▸ **EXTRACTED INFORMATION**:
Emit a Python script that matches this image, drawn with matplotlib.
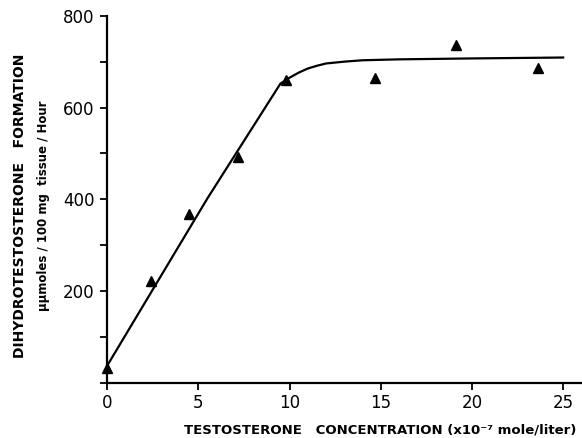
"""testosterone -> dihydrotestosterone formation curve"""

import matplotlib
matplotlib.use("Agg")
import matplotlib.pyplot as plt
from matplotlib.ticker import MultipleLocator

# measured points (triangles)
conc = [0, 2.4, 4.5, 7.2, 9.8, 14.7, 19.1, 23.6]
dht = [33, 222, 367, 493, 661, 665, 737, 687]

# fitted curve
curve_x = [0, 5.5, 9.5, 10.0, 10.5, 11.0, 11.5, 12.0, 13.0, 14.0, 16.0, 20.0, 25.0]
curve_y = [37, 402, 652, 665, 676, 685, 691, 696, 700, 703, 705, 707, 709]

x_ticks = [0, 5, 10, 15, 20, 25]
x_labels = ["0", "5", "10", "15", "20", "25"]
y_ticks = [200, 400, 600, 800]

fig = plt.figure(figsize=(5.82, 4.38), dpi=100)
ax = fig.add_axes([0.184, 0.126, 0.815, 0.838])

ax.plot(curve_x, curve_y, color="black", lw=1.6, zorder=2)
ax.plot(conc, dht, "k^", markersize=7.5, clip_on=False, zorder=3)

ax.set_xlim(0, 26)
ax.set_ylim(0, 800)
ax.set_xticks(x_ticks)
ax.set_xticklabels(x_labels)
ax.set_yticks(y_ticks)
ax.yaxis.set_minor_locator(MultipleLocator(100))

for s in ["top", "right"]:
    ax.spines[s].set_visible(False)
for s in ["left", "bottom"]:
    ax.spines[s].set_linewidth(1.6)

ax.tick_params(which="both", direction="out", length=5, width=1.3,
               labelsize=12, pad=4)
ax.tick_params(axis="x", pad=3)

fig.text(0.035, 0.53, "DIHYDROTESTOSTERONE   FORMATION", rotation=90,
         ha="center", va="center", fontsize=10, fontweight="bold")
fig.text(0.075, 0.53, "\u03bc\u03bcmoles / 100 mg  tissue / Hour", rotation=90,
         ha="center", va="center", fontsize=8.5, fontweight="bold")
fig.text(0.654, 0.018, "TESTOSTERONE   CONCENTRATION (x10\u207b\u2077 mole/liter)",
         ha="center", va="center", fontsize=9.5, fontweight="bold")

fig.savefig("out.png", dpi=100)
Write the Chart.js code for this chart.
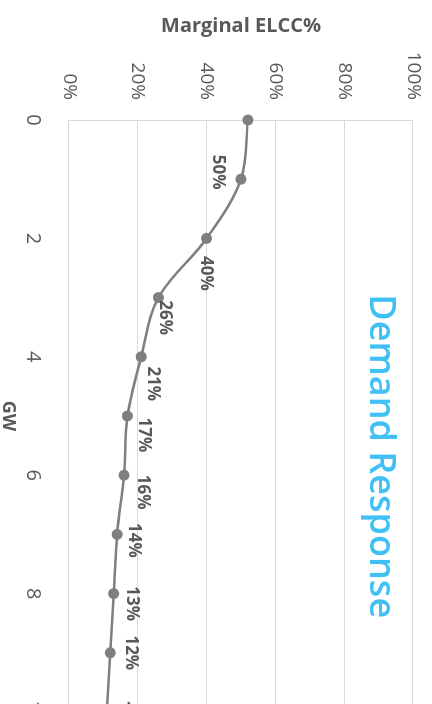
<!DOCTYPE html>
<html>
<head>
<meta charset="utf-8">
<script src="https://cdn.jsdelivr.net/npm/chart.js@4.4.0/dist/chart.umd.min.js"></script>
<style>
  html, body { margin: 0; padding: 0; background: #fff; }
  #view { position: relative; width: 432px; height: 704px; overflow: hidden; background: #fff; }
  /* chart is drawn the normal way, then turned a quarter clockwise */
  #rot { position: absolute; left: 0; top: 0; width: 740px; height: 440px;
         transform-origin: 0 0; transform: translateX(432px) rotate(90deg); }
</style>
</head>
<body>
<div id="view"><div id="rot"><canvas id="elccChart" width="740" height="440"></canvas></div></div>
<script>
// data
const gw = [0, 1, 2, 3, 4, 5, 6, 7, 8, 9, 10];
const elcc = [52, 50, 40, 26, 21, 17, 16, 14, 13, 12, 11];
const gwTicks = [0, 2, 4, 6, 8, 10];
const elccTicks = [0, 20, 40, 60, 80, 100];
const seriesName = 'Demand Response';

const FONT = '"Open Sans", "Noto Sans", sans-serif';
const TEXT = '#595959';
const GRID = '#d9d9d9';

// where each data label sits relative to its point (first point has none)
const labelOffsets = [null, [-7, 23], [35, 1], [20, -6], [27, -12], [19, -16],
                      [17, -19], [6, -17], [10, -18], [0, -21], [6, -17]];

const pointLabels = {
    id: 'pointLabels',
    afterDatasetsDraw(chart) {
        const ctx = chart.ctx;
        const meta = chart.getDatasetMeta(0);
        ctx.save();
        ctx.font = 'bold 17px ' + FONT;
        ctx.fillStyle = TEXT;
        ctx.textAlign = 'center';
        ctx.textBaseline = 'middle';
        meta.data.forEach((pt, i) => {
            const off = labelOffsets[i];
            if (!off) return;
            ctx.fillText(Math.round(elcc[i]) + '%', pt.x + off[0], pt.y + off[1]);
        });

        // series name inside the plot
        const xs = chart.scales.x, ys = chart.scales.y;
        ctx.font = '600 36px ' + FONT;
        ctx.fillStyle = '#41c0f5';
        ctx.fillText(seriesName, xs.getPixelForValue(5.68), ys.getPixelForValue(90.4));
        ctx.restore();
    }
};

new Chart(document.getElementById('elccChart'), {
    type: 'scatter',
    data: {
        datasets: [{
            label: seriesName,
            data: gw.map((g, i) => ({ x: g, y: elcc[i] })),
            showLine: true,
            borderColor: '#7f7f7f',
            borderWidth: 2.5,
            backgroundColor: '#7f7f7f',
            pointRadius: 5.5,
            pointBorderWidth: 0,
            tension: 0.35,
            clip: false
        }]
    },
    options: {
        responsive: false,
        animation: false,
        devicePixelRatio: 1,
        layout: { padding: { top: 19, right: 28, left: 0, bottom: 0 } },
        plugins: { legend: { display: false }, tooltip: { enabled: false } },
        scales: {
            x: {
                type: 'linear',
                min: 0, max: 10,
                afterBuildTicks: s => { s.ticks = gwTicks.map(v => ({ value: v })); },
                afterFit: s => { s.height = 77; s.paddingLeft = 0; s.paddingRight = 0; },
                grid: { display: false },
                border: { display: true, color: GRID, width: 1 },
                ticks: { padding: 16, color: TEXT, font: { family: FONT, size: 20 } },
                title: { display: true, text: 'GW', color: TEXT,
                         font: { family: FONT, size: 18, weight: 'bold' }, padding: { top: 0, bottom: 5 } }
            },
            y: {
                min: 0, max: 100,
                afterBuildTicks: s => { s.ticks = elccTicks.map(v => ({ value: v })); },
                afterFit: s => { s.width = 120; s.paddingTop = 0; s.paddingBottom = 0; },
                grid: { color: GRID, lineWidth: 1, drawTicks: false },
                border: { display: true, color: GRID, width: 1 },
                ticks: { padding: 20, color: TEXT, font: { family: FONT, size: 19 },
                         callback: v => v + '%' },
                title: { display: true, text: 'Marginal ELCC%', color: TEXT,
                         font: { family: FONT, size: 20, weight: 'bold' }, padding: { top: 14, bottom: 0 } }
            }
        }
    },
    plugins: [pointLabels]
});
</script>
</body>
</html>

▸ **PROMPT**: Copy down every line of the entries containing the word "script".

▸ **RIGHT ANSWER**:
Emit a Python script that matches this image, drawn with matplotlib.
<script src="https://cdn.jsdelivr.net/npm/chart.js@4.4.0/dist/chart.umd.min.js"></script>
<script>
</script>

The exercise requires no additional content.